Production Expected to Grow by 5 Bcf/d
Domestic natural gas production increased in July for the first time in 15 months, and that trend is expected to continue through the winter.
"The Appalachian basin, with the Marcellus and Utica shale plays, outperformed every other major producing region in terms of incremental supply over the past several years," OE said. "In fact, overall United States production may have fallen further and faster had it not been for gains in the region in early 2017. [The] Marcellus and Utica are expected to grow at a strong pace into the spring of 2018. Additionally, production is increasing in the Haynesville Basin in Louisiana and the Permian Basin in Texas as production costs have fallen.
“United States production is expected to grow by more than 5 Bcf/d year-over-year by April. These production gains could further strengthen the natural gas system's reliability for winter, particularly in and around the Northeast."
Production growth has been slower this year than in 2016, resulting in lower storage levels, though gas inventories remain near the five year average, OE said. The Energy Information Administration on Thursday reported a storage injection of 51 Bcf for the week ended Oct. 13. Inventories now stand at 3,646 Bcf and are 179 Bcf less than last year and 35 Bcf less than the five-year average.
"From this robust base, the natural gas market should be positioned to meet anticipated needs for natural gas throughout the winter," OE said.
Henry Hub spot prices are averaging about 50 cents higher than they were a year ago and are likely to average at or near the low levels seen in 2016 this winter, outside of weather-driven peak days, during which prices may surge higher, OE said.
"Basis futures prices are signaling market expectations for slightly higher prices in New England during the winter, while many other regions see some relief from 2016 levels. Henry Hub futures prices averaged in the low $3/MMBtu range for January and February, a few cents below last year's market expectations going into winter. Futures prices in Southern California and in the Midwest are similarly showing a slight drop from 2016 prices, while New York City futures are more than one dollar lower, though still near $8/MMBtu."

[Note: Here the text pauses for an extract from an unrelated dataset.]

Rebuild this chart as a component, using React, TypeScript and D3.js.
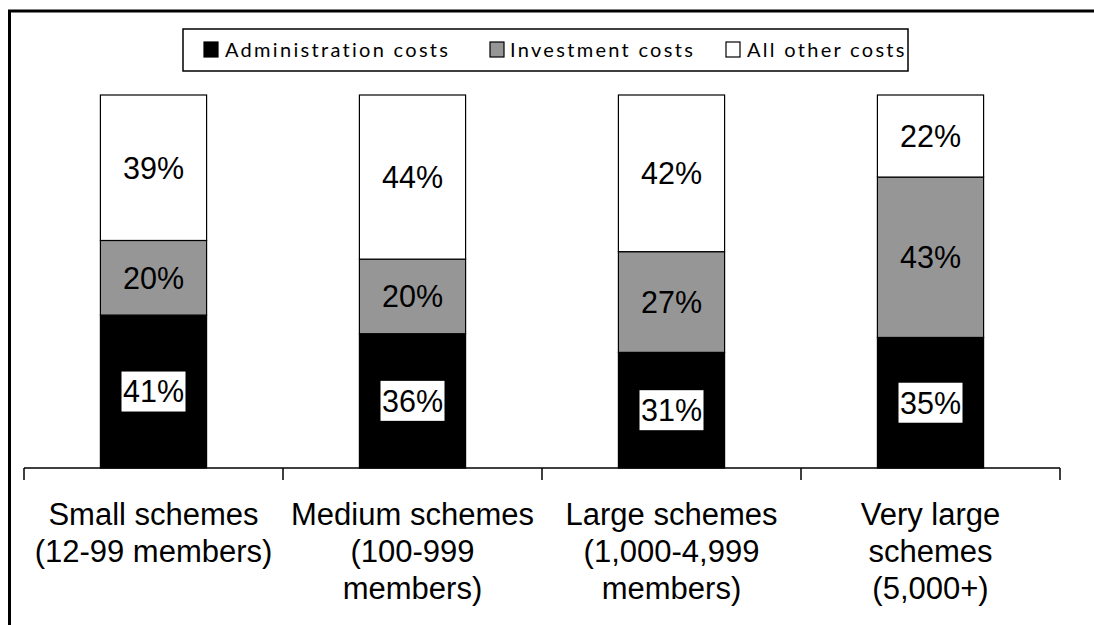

Potential New England Constraints
New pipeline connections from Appalachia have helped to tame winter prices in the Northeast and Midwest, but New England still faces potential capacity constraints during peak conditions, OE said.
"There is a concern over lack of storage in the New England market...but it's the capacity constraints that are worrisome to us," said Adam Bennett, an OE energy industry analyst. "When you hit those extreme weather events, or the peak conditions during in the winter, that's what we are monitoring during the winter and will continue to monitor, " said Adam Bennett.
ISO-New England's Peter Brandien, vice president system operations, told the Federal Energy Regulatory Commission Thursday that the grid operator is "cautiously optimistic" about the coming winter.
"We have a little bit less than a third of our fleet that's gas-only units, so dual-fuel becomes important to us, and also any stored fuels, like the LNG at the two facilities that are in the Northeast are extremely important to us," Brandien said.
At the opposite end of the country, OE remains concerned about operational constraints out of Aliso Canyon, California's largest underground natural gas storage facility.
"Though the facility has returned to service after an extended outage following the 2015 leak, 62 of the facility's 114 wells were taken out of permanent operation, limiting injection and withdrawal capabilities. Currently, the Southern California Gas system holds 65 Bcf in storage, the lowest on record for this time of year since at least 2001 and far below the 118 Bcf the system has averaged over the past five years.
"This low inventory did not disrupt the gas system during the summer, with an electric peak near record levels and some periods of stressed conditions. It is conceivable, however, that limitations at Aliso Canyon during periods of the highest winter demand could challenge regional stability and increase natural gas and electricity prices."
Natural gas supplanted coal as the most popular fuel for power generation in 2016, but slightly higher gas prices in some regions this year have made coal more competitive this year, OE said. "This dynamic is likely to continue through the winter, when coal typically takes a more prominent position in the generation mix."